This project focuses on the development and evaluation of two neural network models designed for the recognition of sequences of digits from images, typically sourced from street view images of house numbers. This task is crucial for various applications such as automated postal mail sorting, navigation systems, and urban planning.
Data originates in '.mat' format containing annotations which include the filenames, digit labels, and bounding boxes for each digit present in the images. For better accessibility during the training phase, the data is converted from the '.mat' file to structured CSV format. This structured format includes columns for filenames, individual digits, and their corresponding bounding boxes, making the data easier to manipulate and access.
To enhance the model's ability to generalize and improve robustness, several data augmentation techniques are implemented:
- Random Rotation: Rotating images within a specified angle range to mimic variations in orientation.
- Color Perturbation: Adjusting the color channels to simulate different lighting conditions.
- Cropping: Employing random cropping based on the bounding boxes to focus on relevant image parts.
- Resizing: Standardizing images to a uniform dimension to maintain consistent input data shape for the neural network.
- Grayscale Conversion: Converting images to grayscale to reduce computational complexity and to emphasize structure over color.
- Normalization: Normalizing images to have zero mean and unit variance to help in faster convergence during training.
The preprocess_digits_column
function is used to convert digit annotations into a list format within the DataFrame, simplifying further training and evaluation. Images undergo preprocessing which includes cropping according to bounding boxes, resizing to uniform dimensions, and normalization to ensure consistency in model inputs.
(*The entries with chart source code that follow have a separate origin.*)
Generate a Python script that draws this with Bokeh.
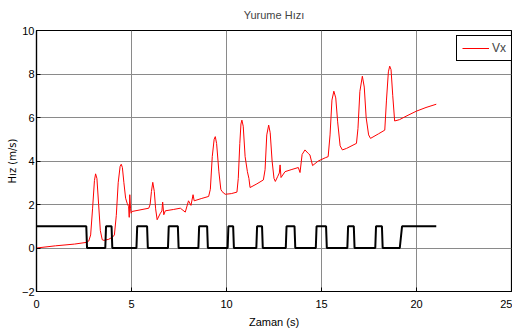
from bokeh.plotting import figure
from bokeh.embed import file_html
from bokeh.resources import INLINE
from bokeh.models import ColumnDataSource, Legend, LegendItem, FixedTicker

# ---- data ----
t_vx = [0.0, 0.5, 1.0, 1.5, 2.0, 2.64, 2.75, 2.85, 2.95, 3.05, 3.11, 3.18, 3.27, 3.36, 3.46, 3.55,
        3.8, 4.0, 4.1, 4.2, 4.3, 4.4, 4.46, 4.52, 4.6, 4.69, 4.77, 4.85, 4.88, 4.91, 4.95, 4.98,
        5.03, 5.5, 5.91, 5.98, 6.05, 6.12, 6.2, 6.27, 6.35, 6.52, 6.6, 6.64, 6.7, 6.78, 7.2,
        7.57, 7.83, 8.0, 8.13, 8.24, 8.3, 8.7, 9.06, 9.15, 9.25, 9.35, 9.41, 9.48, 9.6, 9.7,
        9.76, 9.93, 10.25, 10.55, 10.62, 10.7, 10.76, 10.81, 10.88, 10.98, 11.1, 11.18, 11.24,
        11.6, 11.94, 12.03, 12.12, 12.22, 12.3, 12.4, 12.5, 12.57, 12.7, 12.78, 12.82, 12.87,
        13.08, 13.4, 13.78, 13.87, 13.98, 14.13, 14.3, 14.39, 14.53, 14.83, 15.2, 15.35, 15.45,
        15.55, 15.65, 15.75, 15.85, 15.98, 16.1, 16.32, 16.84, 16.92, 17.02, 17.15, 17.25,
        17.35, 17.48, 17.58, 18.0, 18.33, 18.42, 18.52, 18.59, 18.66, 18.75, 18.85, 19.1,
        19.5, 19.99, 20.5, 21.04]
vx = [0.0, 0.05, 0.1, 0.14, 0.18, 0.26, 0.32, 0.6, 1.8, 3.1, 3.41, 3.2, 2.0, 0.8, 0.38, 0.35,
      0.4, 0.5, 0.6, 1.5, 3.0, 3.75, 3.85, 3.7, 3.0, 2.29, 2.06, 1.9, 1.41, 2.45, 1.8, 1.6,
      1.68, 1.76, 1.83, 2.0, 2.6, 3.02, 2.6, 1.8, 1.30, 1.6, 1.7, 2.11, 1.53, 1.71, 1.77,
      1.83, 1.65, 2.17, 1.96, 2.45, 2.17, 2.28, 2.37, 2.7, 4.2, 5.0, 5.12, 4.8, 3.5, 2.7,
      2.6, 2.47, 2.5, 2.57, 3.2, 4.8, 5.7, 5.88, 5.6, 4.2, 3.51, 3.2, 2.78,
      2.95, 3.13, 3.6, 5.2, 5.65, 5.3, 4.0, 3.2, 3.06, 3.3, 3.45, 3.82, 3.24,
      3.51, 3.6, 3.7, 3.47, 4.3, 4.51, 4.35, 4.28, 3.79, 4.0, 4.15, 4.2, 5.2,
      6.8, 7.21, 6.9, 5.8, 4.7, 4.51, 4.58, 4.81, 5.5, 7.2, 7.9, 7.4,
      6.0, 5.2, 5.04, 5.25, 5.42, 6.8, 8.1, 8.36, 8.2, 7.0, 5.84, 5.9,
      6.08, 6.29, 6.46, 6.61]

t_contact = [0.0, 2.62, 2.66,
             3.62, 3.66, 3.95, 3.99,
             5.26, 5.30, 5.82, 5.86,
             6.92, 6.96, 7.44, 7.48,
             8.52, 8.56, 8.98, 9.02,
             10.06, 10.10, 10.35, 10.39,
             11.57, 11.61, 11.87, 11.91,
             13.12, 13.16, 13.58, 13.62,
             14.70, 14.74, 15.24, 15.28,
             16.36, 16.40, 16.70, 16.74,
             17.83, 17.87, 18.18, 18.22,
             19.12, 19.24, 21.04]
contact = [1, 1, 0,
           0, 1, 1, 0,
           0, 1, 1, 0,
           0, 1, 1, 0,
           0, 1, 1, 0,
           0, 1, 1, 0,
           0, 1, 1, 0,
           0, 1, 1, 0,
           0, 1, 1, 0,
           0, 1, 1, 0,
           0, 1, 1, 0,
           0, 1, 1]

x_ticks = [0, 5, 10, 15, 20, 25]
y_ticks = [-2, 0, 2, 4, 6, 8, 10]

FONT = "Liberation Sans"

p = figure(width=512, height=332, x_range=(0, 25), y_range=(-2, 10),
           output_backend="svg", toolbar_location=None,
           min_border_left=36, min_border_right=1, min_border_top=29, min_border_bottom=41)
p.title.text = "Yurume Hızı"
p.title.align = "center"
p.title.vertical_align = "top"
p.title.text_font = FONT
p.title.text_font_size = "11px"
p.title.text_font_style = "normal"
p.title.standoff = 16

p.background_fill_color = "white"
p.border_fill_color = "white"
p.outline_line_color = "black"
p.outline_line_width = 1.2

for ax in (p.xaxis[0], p.yaxis[0]):
    ax.major_tick_in = 4
    ax.major_tick_out = 0
    ax.minor_tick_in = 0
    ax.minor_tick_out = 0
    ax.axis_line_color = "black"
    ax.axis_line_width = 1.2
    ax.major_tick_line_color = "black"
    ax.major_label_text_font = FONT
    ax.major_label_text_font_size = "11px"
    ax.major_label_text_color = "black"
    ax.axis_label_text_font = FONT
    ax.axis_label_text_font_size = "11px"
    ax.axis_label_text_font_style = "normal"
    ax.axis_label_text_color = "black"

p.xaxis.ticker = FixedTicker(ticks=x_ticks)
p.yaxis.ticker = FixedTicker(ticks=y_ticks)
p.xaxis.axis_label = "Zaman (s)"
p.yaxis.axis_label = "Hız (m/s)"
p.yaxis.axis_label_text_font = "DejaVu Sans"
p.yaxis.axis_label_text_font_size = "10px"
p.xaxis.major_label_standoff = 8
p.xaxis.axis_label_standoff = 5
p.yaxis.major_label_standoff = 2
p.yaxis.axis_label_standoff = 1

p.grid.grid_line_color = "#8a8a8a"
p.grid.grid_line_width = 1
p.xgrid.ticker = FixedTicker(ticks=x_ticks)
p.ygrid.ticker = FixedTicker(ticks=y_ticks)

src_vx = ColumnDataSource(dict(t=t_vx, v=vx))
src_c = ColumnDataSource(dict(t=t_contact, c=contact))

r_vx = p.line("t", "v", source=src_vx, line_color="red", line_width=1)
p.line("t", "c", source=src_c, line_color="black", line_width=2)

legend = Legend(items=[LegendItem(label="Vx", renderers=[r_vx])],
                location=(420, 230))
legend.border_line_color = "black"
legend.border_line_alpha = 1.0
legend.border_line_width = 1.5
legend.background_fill_color = "white"
legend.background_fill_alpha = 1.0
legend.label_text_font = FONT
legend.label_text_font_size = "12px"
legend.glyph_width = 27
legend.glyph_height = 12
legend.label_height = 12
legend.label_standoff = 3
legend.padding = 5
legend.margin = 0
legend.spacing = 0
p.add_layout(legend, "center")

open("out.html", "w").write(file_html(p, INLINE))
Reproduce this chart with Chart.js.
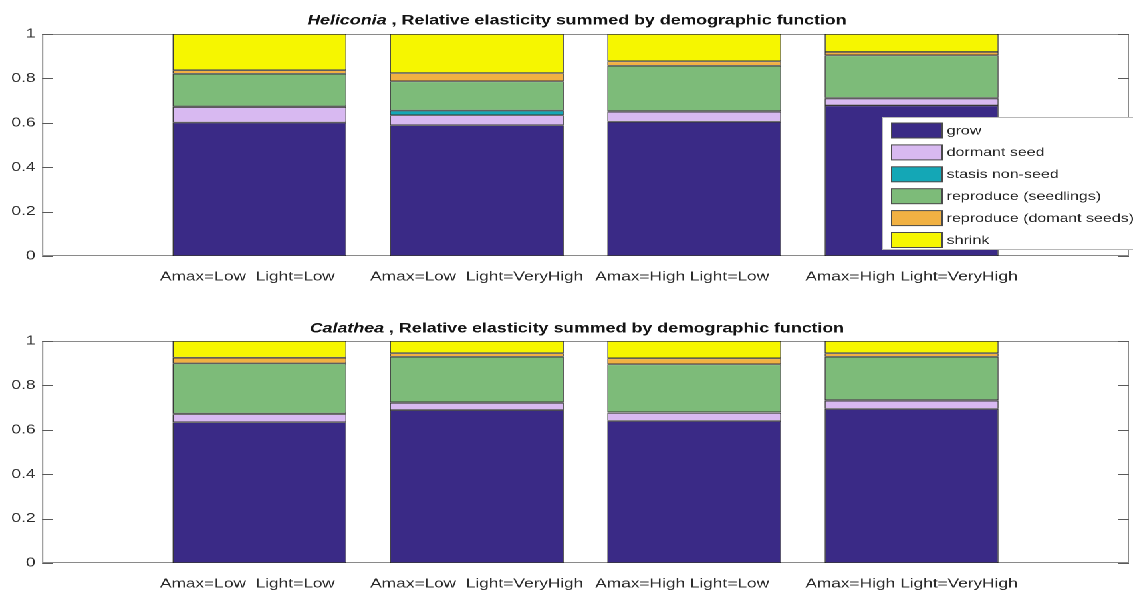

Two distinct models are implemented and compared:
-
Convolutional Neural Network (CNN): This model primarily focuses on learning spatial hierarchies of features through convolutional layers. Each layer in a CNN captures different aspects of the image, from edges in the early layers to more complex shapes and eventually digit-like features in the deeper layers. The CNN does not inherently process the data as a sequence but rather as a collection of independent features which it learns to associate with individual digits. This approach is very effective when the digits are well segmented and the primary task is to identify what each digit is, independent of its position in the sequence.
-
Convolutional Recurrent Neural Network with CTC Loss (CRNN): In contrast to the purely spatial processing of CNNs, CRNNs add a sequential component to handle inputs where the order of elements (digits) is significant. After initial convolutional layers extract features, the recurrent layers (such as LSTMs or GRUs) process the data in a sequence-aware manner. This model uses Connectionist Temporal Classification (CTC) loss to align the input sequences with the outputs, making it powerful for recognizing sequences where the spacing or size of elements varies. This setup excels in situations where digits are closely packed or overlapping, as it can learn the context of each digit relative to its neighbors.
-
CNN Model Performance:
- Individual accuracy: 92.82 %
- Sequence prediction accuracy: 76.33 %
- Coverage: 93.79 %
-
CRNN Model Performance:
- Individual accuracy: 89.13 %
- Sequence prediction accuracy: 64.03 %
- Coverage: 89.13 %
The CNN model showcases higher accuracies in recognizing both individual digits and sequences, suggesting its robustness in scenarios that allow for precise digit segmentation and recognition. On the other hand, the CRNN model, though slightly less accurate, offers advantages in sequence prediction in environments where digit segmentation is not possible.